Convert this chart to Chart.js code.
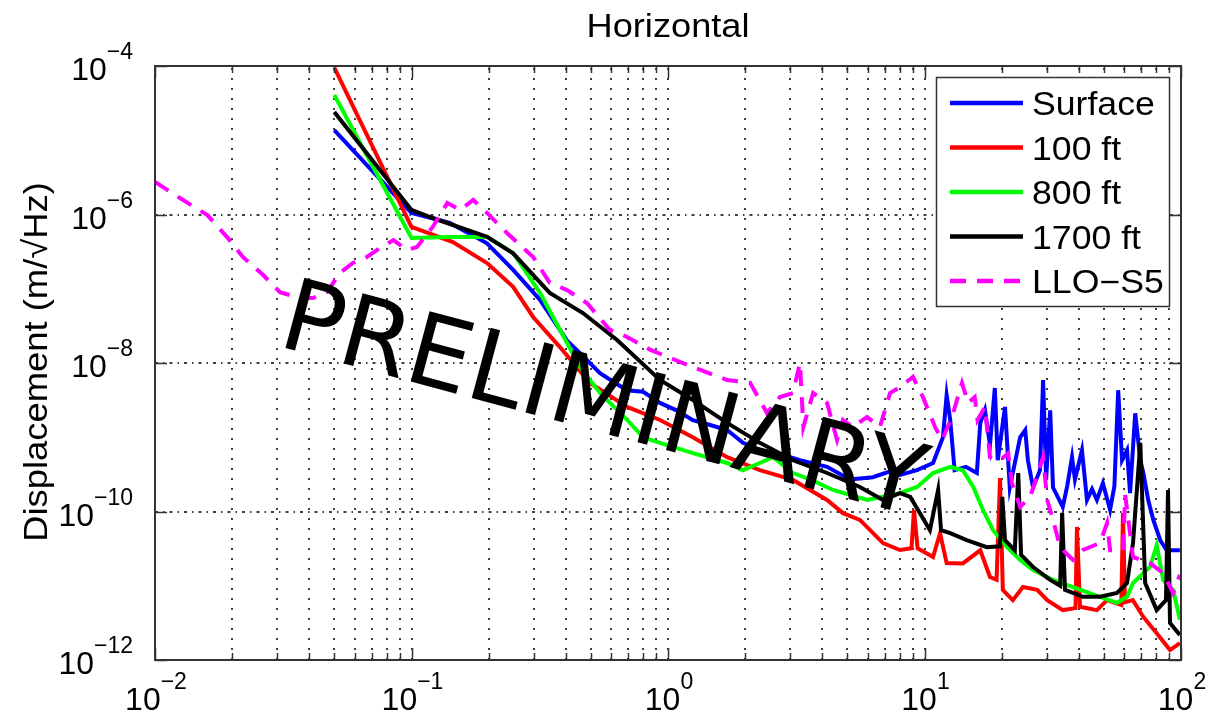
<!DOCTYPE html>
<html>
<head>
<meta charset="utf-8">
<script src="https://cdn.jsdelivr.net/npm/chart.js@4/dist/chart.umd.min.js"></script>
<style>
  html, body { margin: 0; background: #fff; }
  canvas { display: block; }
</style>
</head>
<body>
<canvas id="chart" width="1209" height="715"></canvas>
<script>
// [frequency (Hz), displacement (m/rtHz)]
const surface = [[0.05,1.37e-5],[0.1,1.05e-6],[0.141,7.7e-7],[0.197,4.1e-7],[0.249,1.8e-7],[0.317,7.1e-8],[0.404,2.0e-8],[0.454,1.36e-8],[0.543,7.3e-9],[0.69,4.3e-9],[0.8,4.1e-9],[0.93,2.9e-9],[1.08,2.3e-9],[1.25,1.7e-9],[1.46,1.46e-9],[1.7,1.25e-9],[1.96,8.4e-10],[2.28,6.7e-10],[2.66,6.1e-10],[3.27,4.9e-10],[4.17,4.0e-10],[5.12,2.7e-10],[6.29,2.9e-10],[7.2,3.4e-10],[8.02,3.1e-10],[9.35,3.6e-10],[10.8,4.5e-10],[11.8,1.0e-9],[12.2,3.7e-9],[12.6,1.7e-9],[13.1,3.6e-10],[14.5,4.0e-10],[16.0,3.3e-10],[16.5,1.56e-9],[17.2,2.33e-9],[18.0,7.9e-10],[18.8,4.6e-9],[19.3,4.9e-10],[20.6,2.56e-9],[21.5,2.1e-10],[23.6,1.0e-9],[24.7,1.25e-9],[25.3,4.9e-10],[26.5,2.1e-10],[28.2,3.6e-10],[29.0,5.9e-9],[29.8,2.7e-10],[30.9,2.3e-9],[31.7,2.1e-10],[33.0,1.6e-10],[34.6,1.15e-10],[36.0,2.2e-10],[37.6,5.4e-10],[38.6,2.7e-10],[41.1,6.7e-10],[43.0,1.43e-10],[45.0,2.0e-10],[47.0,1.43e-10],[49.6,2.4e-10],[52.9,1.05e-10],[55.0,2.2e-10],[56.9,4.3e-9],[58.9,4.9e-10],[61.6,6.7e-10],[63.3,1.77e-10],[66.3,2.1e-9],[69.4,4.9e-10],[71.3,3.3e-10],[74.5,1.43e-10],[78.0,7.7e-11],[83.0,4.1e-11],[88.0,3.0e-11],[99.0,3.0e-11]];
const ft100 = [[0.05,9.5e-5],[0.1,6.8e-7],[0.145,4.26e-7],[0.197,2.22e-7],[0.249,1.06e-7],[0.298,4.17e-8],[0.379,1.64e-8],[0.496,5.4e-9],[0.693,2.56e-9],[0.931,1.71e-9],[1.25,1.0e-9],[1.7,5.4e-10],[2.28,3.6e-10],[3.07,2.66e-10],[3.58,1.95e-10],[4.17,1.43e-10],[4.81,9.5e-11],[5.6,7.7e-11],[6.89,3.76e-11],[8.02,3.03e-11],[8.9,3.2e-11],[9.1,1.05e-10],[9.4,3.2e-11],[10.8,2.44e-11],[11.5,5.1e-11],[12.2,2.02e-11],[14.1,2.0e-11],[16.5,3.0e-11],[18.0,1.31e-11],[19.1,1.2e-11],[19.7,2.83e-10],[20.2,8.8e-12],[22.1,6.4e-12],[24.2,9.6e-12],[27.5,8.8e-12],[30.1,6.4e-12],[34.6,4.7e-12],[38.8,5.0e-12],[39.3,6.2e-11],[40.4,5.2e-12],[47.0,4.7e-12],[51.5,6.4e-12],[58.5,5.5e-12],[59.4,9.5e-11],[60.5,6.0e-12],[64.9,6.4e-12],[71.3,3.8e-12],[80.4,2.3e-12],[90.6,1.36e-12],[99.0,1.69e-12]];
const ft800 = [[0.05,4.07e-5],[0.1,4.83e-7],[0.141,4.97e-7],[0.197,5.0e-7],[0.249,3.03e-7],[0.317,8.8e-8],[0.404,1.86e-8],[0.454,8.8e-9],[0.543,3.94e-9],[0.693,1.71e-9],[0.8,1.0e-9],[0.93,8.4e-10],[1.25,6.1e-10],[1.7,4.5e-10],[1.96,3.6e-10],[2.28,4.5e-10],[2.57,5.4e-10],[3.07,3.3e-10],[3.58,2.7e-10],[4.4,1.95e-10],[5.97,1.43e-10],[8.02,1.77e-10],[9.35,2.14e-10],[10.8,3.3e-10],[12.6,3.98e-10],[14.1,3.6e-10],[15.5,2.14e-10],[16.9,1.05e-10],[18.5,5.6e-11],[21.0,3.3e-11],[23.6,2.22e-11],[26.5,1.63e-11],[31.7,1.2e-11],[37.9,9.6e-12],[48.3,7.1e-12],[56.3,5.9e-12],[61.6,7.1e-12],[65.0,1.09e-11],[71.3,1.48e-11],[75.7,1.79e-11],[80.4,3.5e-11],[85.2,1.2e-11],[93.1,8.8e-12],[99.0,3.5e-12]];
const ft1700 = [[0.05,2.4e-5],[0.1,1.15e-6],[0.121,8.97e-7],[0.197,5.0e-7],[0.249,3.0e-7],[0.346,8.8e-8],[0.466,4.71e-8],[0.633,2.04e-8],[0.93,5.9e-9],[1.25,3.17e-9],[1.7,1.56e-9],[2.28,8.4e-10],[3.07,4.9e-10],[4.17,3.3e-10],[5.6,2.14e-10],[6.89,1.43e-10],[8.02,1.77e-10],[8.8,1.57e-10],[9.6,9.5e-11],[10.5,5.6e-11],[11.3,1.95e-10],[11.6,5.6e-11],[12.6,5.1e-11],[14.6,4.13e-11],[17.5,3.3e-11],[19.7,3.4e-11],[20.1,1.57e-10],[20.6,4.1e-11],[22.5,3.0e-11],[23.2,3.3e-10],[23.8,2.6e-11],[26.5,1.79e-11],[30.9,1.2e-11],[33.8,1.0e-11],[34.4,9.6e-11],[35.3,8.8e-12],[41.5,7.1e-12],[48.3,7.1e-12],[56.3,8.0e-12],[61.6,1.09e-11],[65.0,3.76e-11],[69.4,8.4e-10],[72.5,1.09e-11],[80.4,4.7e-12],[87.4,6.4e-12],[89.0,1.95e-10],[90.6,3.15e-12],[99.0,2.17e-12]];
const lloS5 = [[0.01,2.74e-6],[0.0125,1.67e-6],[0.016,9.8e-7],[0.0191,4.97e-7],[0.022,2.68e-7],[0.0264,1.53e-7],[0.0307,9.0e-8],[0.0358,7.7e-8],[0.0413,7.5e-8],[0.0468,9.0e-8],[0.0526,1.63e-7],[0.0591,2.22e-7],[0.067,2.68e-7],[0.0754,3.54e-7],[0.085,4.53e-7],[0.096,3.32e-7],[0.105,3.65e-7],[0.121,6.8e-7],[0.138,1.43e-6],[0.155,1.15e-6],[0.174,1.57e-6],[0.197,1.05e-6],[0.236,5.6e-7],[0.298,2.68e-7],[0.346,1.2e-7],[0.404,9.6e-8],[0.483,6.42e-8],[0.594,2.78e-8],[0.693,2.24e-8],[0.855,1.5e-8],[1.14,1.0e-8],[1.25,8.8e-9],[1.7,5.9e-9],[2.09,5.4e-9],[2.28,3.17e-9],[2.43,2.12e-9],[2.73,3.48e-9],[3.07,3.94e-9],[3.27,1.0e-8],[3.37,1.37e-9],[3.68,3.94e-9],[4.17,2.89e-9],[4.56,9.2e-10],[4.81,1.71e-9],[5.26,1.37e-9],[5.97,1.87e-9],[6.7,1.37e-9],[7.34,3.94e-9],[8.02,4.75e-9],[9.02,6.5e-9],[9.86,3.48e-9],[11.0,1.37e-9],[11.7,9.2e-10],[12.8,1.87e-9],[14.0,5.4e-9],[14.8,2.89e-9],[15.7,3.48e-9],[16.1,1.71e-9],[17.2,2.56e-9],[18.0,5.4e-10],[19.7,4.9e-10],[21.2,6.1e-10],[21.9,2.42e-10],[23.6,1.15e-10],[25.8,1.57e-10],[29.0,5.4e-10],[30.1,1.43e-10],[31.7,7.7e-11],[33.8,3.3e-11],[37.9,2.22e-11],[41.5,3.03e-11],[48.3,3.76e-11],[51.5,7.0e-11],[52.9,3.0e-11],[59.4,3.0e-11],[60.6,1.67e-10],[65.0,2.44e-11],[75.7,2.02e-11],[85.2,1.48e-11],[93.1,8.0e-12],[99.0,1.4e-11]];

const seriesNames = ["Surface", "100 ft", "800 ft", "1700 ft", "LLO\u2212S5"];
const xTickExps = [-2, -1, 0, 1, 2];
const yTickExps = [-12, -10, -8, -6, -4];

const FONT = '"Liberation Sans", Arial, sans-serif';
const colors = ["#0000ff", "#ff0000", "#00ff00", "#000000", "#ff00ff"];
const dashes = [[], [], [], [], [16, 11]];
const allSeries = [surface, ft100, ft800, ft1700, lloS5];

// MATLAB text comes out a little wider than Liberation Sans
function wideText(ctx, text, x, y, sx) {
  ctx.save();
  ctx.translate(x, y);
  ctx.scale(sx, 1);
  ctx.fillText(text, 0, 0);
  ctx.restore();
}

function drawPow(ctx, exp, x, baseY, align) {
  const main = "10", sup = "\u2212" + Math.abs(exp);
  const mainFont = "32px " + FONT, supFont = "23px " + FONT;
  ctx.font = mainFont;
  const w1 = ctx.measureText(main).width;
  ctx.font = supFont;
  const w2 = ctx.measureText(exp < 0 ? sup : String(exp)).width;
  let start = align === "right" ? x - (w1 + w2) : x - (w1 + w2) / 2;
  ctx.textAlign = "left";
  ctx.textBaseline = "alphabetic";
  ctx.font = mainFont;
  ctx.fillText(main, start, baseY);
  ctx.font = supFont;
  ctx.fillText(exp < 0 ? sup : String(exp), start + w1, baseY - 21);
}

const matlabAxes = {
  id: "matlabAxes",
  beforeDatasetsDraw(chart) {
    const { ctx, chartArea: a, scales: { x, y } } = chart;
    ctx.save();
    ctx.strokeStyle = "#000";
    ctx.lineWidth = 1.5;
    ctx.setLineDash([2, 8]);
    for (let e = -2; e < 2; e++) {
      for (let m = 1; m < 10; m++) {
        if (e === -2 && m === 1) continue;
        const px = Math.round(x.getPixelForValue(m * Math.pow(10, e)));
        ctx.beginPath();
        ctx.moveTo(px, a.bottom);
        ctx.lineTo(px, a.top);
        ctx.stroke();
      }
    }
    ctx.setLineDash([3, 5, 1.5, 5]);
    yTickExps.slice(1, -1).forEach(e => {
      const py = Math.round(y.getPixelForValue(Math.pow(10, e)));
      ctx.beginPath();
      ctx.moveTo(a.left, py);
      ctx.lineTo(a.right, py);
      ctx.stroke();
    });
    ctx.restore();
  },
  afterDatasetsDraw(chart) {
    const { ctx, chartArea: a, scales: { x, y } } = chart;
    ctx.save();
    ctx.setLineDash([]);
    ctx.strokeStyle = "#333";
    ctx.lineWidth = 1.5;
    // ticks
    for (let e = -2; e <= 2; e++) {
      for (let m = 1; m < 10; m++) {
        if (e === 2 && m > 1) break;
        const px = Math.round(x.getPixelForValue(m * Math.pow(10, e))) + 0.5;
        const len = m === 1 ? 12 : 7;
        ctx.beginPath();
        ctx.moveTo(px, a.bottom); ctx.lineTo(px, a.bottom - len);
        ctx.moveTo(px, a.top); ctx.lineTo(px, a.top + len);
        ctx.stroke();
      }
    }
    yTickExps.forEach(e => {
      const py = Math.round(y.getPixelForValue(Math.pow(10, e))) + 0.5;
      ctx.beginPath();
      ctx.moveTo(a.left, py); ctx.lineTo(a.left + 12, py);
      ctx.moveTo(a.right, py); ctx.lineTo(a.right - 12, py);
      ctx.stroke();
    });
    // box
    ctx.lineWidth = 2;
    ctx.strokeRect(a.left, a.top, a.right - a.left, a.bottom - a.top);

    // tick labels
    ctx.fillStyle = "#000";
    xTickExps.forEach(e => drawPow(ctx, e, x.getPixelForValue(Math.pow(10, e)) + 1, 710, "center"));
    yTickExps.forEach(e => drawPow(ctx, e, a.left - 22, y.getPixelForValue(Math.pow(10, e)) + 14, "right"));

    // title and y label
    ctx.font = "34px " + FONT;
    ctx.textAlign = "center";
    ctx.textBaseline = "alphabetic";
    wideText(ctx, "Horizontal", (a.left + a.right) / 2, 37, 1.065);
    ctx.save();
    ctx.translate(47, (a.top + a.bottom) / 2 - 1);
    ctx.rotate(-Math.PI / 2);
    wideText(ctx, "Displacement (m/\u221AHz)", 0, 0, 1.07);
    ctx.restore();

    // legend
    ctx.fillStyle = "#fff";
    ctx.fillRect(936, 77, 233, 229);
    ctx.strokeStyle = "#333";
    ctx.lineWidth = 1.5;
    ctx.strokeRect(936.5, 77.5, 233, 229);
    chart.data.datasets.forEach((ds, i) => {
      const ly = 103 + i * 44.5;
      ctx.strokeStyle = ds.borderColor;
      ctx.lineWidth = 4.5;
      ctx.setLineDash(ds.borderDash || []);
      ctx.beginPath();
      ctx.moveTo(950, ly); ctx.lineTo(1023, ly);
      ctx.stroke();
      ctx.setLineDash([]);
      ctx.fillStyle = "#000";
      ctx.font = "33px " + FONT;
      ctx.textAlign = "left";
      wideText(ctx, ds.label, 1032, ly + 12, 1.08);
    });

    // watermark
    ctx.save();
    ctx.translate(602, 406);
    ctx.rotate(15 * Math.PI / 180);
    ctx.font = '100px "DejaVu Sans", sans-serif';
    ctx.textAlign = "center";
    ctx.textBaseline = "middle";
    ctx.fillStyle = "#000";
    ctx.fillText("PRELIMINARY", 0, 0);
    ctx.restore();
    ctx.restore();
  }
};

new Chart(document.getElementById("chart"), {
  type: "line",
  data: {
    datasets: allSeries.map((s, i) => ({
      label: seriesNames[i],
      data: s.map(([f, v]) => ({ x: f, y: v })),
      borderColor: colors[i],
      borderDash: dashes[i],
      borderWidth: 4,
      pointRadius: 0,
      tension: 0,
      fill: false,
      order: 5 - i,
    })),
  },
  options: {
    responsive: false,
    animation: false,
    devicePixelRatio: 1,
    layout: { padding: { left: 155, right: 28, top: 66, bottom: 55 } },
    plugins: { legend: { display: false }, tooltip: { enabled: false }, title: { display: false } },
    scales: {
      x: { type: "logarithmic", min: 0.01, max: 100, display: false },
      y: { type: "logarithmic", min: 1e-12, max: 1e-4, display: false },
    },
  },
  plugins: [matlabAxes],
});
</script>
</body>
</html>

- - - - - - -

Written problem
Tally the lines of the listing in which the word "chart" occurs, and state the total alone.

Exercise output
9